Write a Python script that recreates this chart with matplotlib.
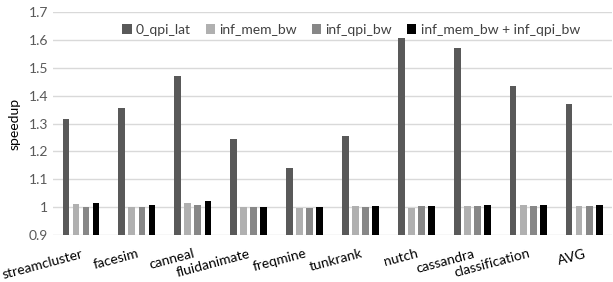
import numpy as np
import matplotlib
matplotlib.use("Agg")
import matplotlib.pyplot as plt

plt.rcParams['font.family'] = ['Lato', 'DejaVu Sans']

benchmarks = ["streamcluster", "facesim", "canneal", "fluidanimate", "freqmine",
              "tunkrank", "nutch", "cassandra", "classification", "AVG"]
series_names = ["0_qpi_lat", "inf_mem_bw", "inf_qpi_bw", "inf_mem_bw + inf_qpi_bw"]
qpi_lat = [1.315, 1.356, 1.472, 1.244, 1.139, 1.256, 1.606, 1.572, 1.435, 1.369]
mem_bw = [1.011, 1.002, 1.014, 1.002, 0.998, 1.003, 0.998, 1.003, 1.008, 1.003]
qpi_bw = [1.002, 1.002, 1.007, 1.002, 0.998, 0.999, 1.003, 1.003, 1.003, 1.003]
both_bw = [1.016, 1.006, 1.023, 1.002, 1.002, 1.003, 1.003, 1.007, 1.007, 1.007]
colors = ["#595959", "#b0b0b0", "#878787", "#000000"]

fig = plt.figure(figsize=(6.13, 2.82), dpi=100)
ax = fig.add_axes([0.0865, 0.167, 0.912, 0.79])

x = np.arange(len(benchmarks))
w = 0.12
step = 0.18
for i, (vals, name) in enumerate(zip([qpi_lat, mem_bw, qpi_bw, both_bw], series_names)):
    ax.bar(x + (i - 1.5) * step, np.array(vals) - 0.9, w, bottom=0.9,
           color=colors[i], label=name, zorder=3)

ax.set_ylim(0.9, 1.7)
ax.set_xlim(-0.5, len(benchmarks) - 0.5)
ax.set_yticks(np.arange(0.9, 1.71, 0.1))
ax.set_yticklabels(["0.9", "1", "1.1", "1.2", "1.3", "1.4", "1.5", "1.6", "1.7"])
ax.yaxis.grid(True, color="#d9d9d9", linewidth=1, zorder=0)
ax.set_axisbelow(True)
for s in ax.spines.values():
    s.set_visible(False)
ax.tick_params(axis="y", length=0, labelsize=10, colors="#595959")
ax.tick_params(axis="x", length=0, labelsize=10, colors="black", pad=9)
ax.set_xticks(x)
ax.set_xticklabels(benchmarks, rotation=15, ha="right", rotation_mode="anchor")
ax.set_ylabel("speedup", fontsize=10, labelpad=6)

ax.legend(loc="upper center", bbox_to_anchor=(0.533, 1.005), ncol=4, frameon=False,
          fontsize=10, handlelength=0.7, handleheight=0.7, handletextpad=0.3,
          columnspacing=1.05, labelcolor="#404040")

fig.savefig("out.png", dpi=100)
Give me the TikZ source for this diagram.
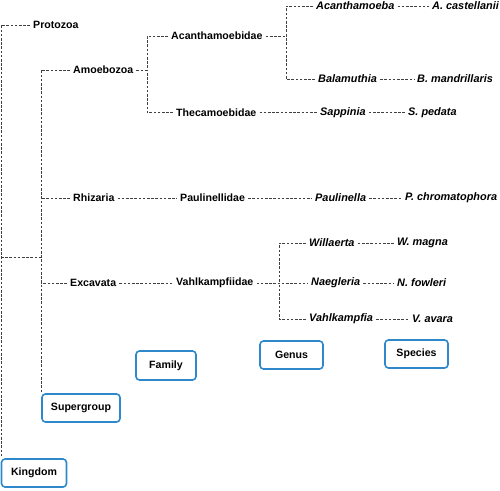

→ Work to be completed
Repeat all of the entries word for word, but omit the pictures.

→ Answer to this problem
Write a Python script that recreates this chart with matplotlib.
import numpy as np
import matplotlib
matplotlib.use("Agg")
import matplotlib.pyplot as plt

plt.rcParams['font.family'] = ['Lato', 'DejaVu Sans']

benchmarks = ["streamcluster", "facesim", "canneal", "fluidanimate", "freqmine",
              "tunkrank", "nutch", "cassandra", "classification", "AVG"]
series_names = ["0_qpi_lat", "inf_mem_bw", "inf_qpi_bw", "inf_mem_bw + inf_qpi_bw"]
qpi_lat = [1.315, 1.356, 1.472, 1.244, 1.139, 1.256, 1.606, 1.572, 1.435, 1.369]
mem_bw = [1.011, 1.002, 1.014, 1.002, 0.998, 1.003, 0.998, 1.003, 1.008, 1.003]
qpi_bw = [1.002, 1.002, 1.007, 1.002, 0.998, 0.999, 1.003, 1.003, 1.003, 1.003]
both_bw = [1.016, 1.006, 1.023, 1.002, 1.002, 1.003, 1.003, 1.007, 1.007, 1.007]
colors = ["#595959", "#b0b0b0", "#878787", "#000000"]

fig = plt.figure(figsize=(6.13, 2.82), dpi=100)
ax = fig.add_axes([0.0865, 0.167, 0.912, 0.79])

x = np.arange(len(benchmarks))
w = 0.12
step = 0.18
for i, (vals, name) in enumerate(zip([qpi_lat, mem_bw, qpi_bw, both_bw], series_names)):
    ax.bar(x + (i - 1.5) * step, np.array(vals) - 0.9, w, bottom=0.9,
           color=colors[i], label=name, zorder=3)

ax.set_ylim(0.9, 1.7)
ax.set_xlim(-0.5, len(benchmarks) - 0.5)
ax.set_yticks(np.arange(0.9, 1.71, 0.1))
ax.set_yticklabels(["0.9", "1", "1.1", "1.2", "1.3", "1.4", "1.5", "1.6", "1.7"])
ax.yaxis.grid(True, color="#d9d9d9", linewidth=1, zorder=0)
ax.set_axisbelow(True)
for s in ax.spines.values():
    s.set_visible(False)
ax.tick_params(axis="y", length=0, labelsize=10, colors="#595959")
ax.tick_params(axis="x", length=0, labelsize=10, colors="black", pad=9)
ax.set_xticks(x)
ax.set_xticklabels(benchmarks, rotation=15, ha="right", rotation_mode="anchor")
ax.set_ylabel("speedup", fontsize=10, labelpad=6)

ax.legend(loc="upper center", bbox_to_anchor=(0.533, 1.005), ncol=4, frameon=False,
          fontsize=10, handlelength=0.7, handleheight=0.7, handletextpad=0.3,
          columnspacing=1.05, labelcolor="#404040")

fig.savefig("out.png", dpi=100)
Give me the TikZ source for this diagram.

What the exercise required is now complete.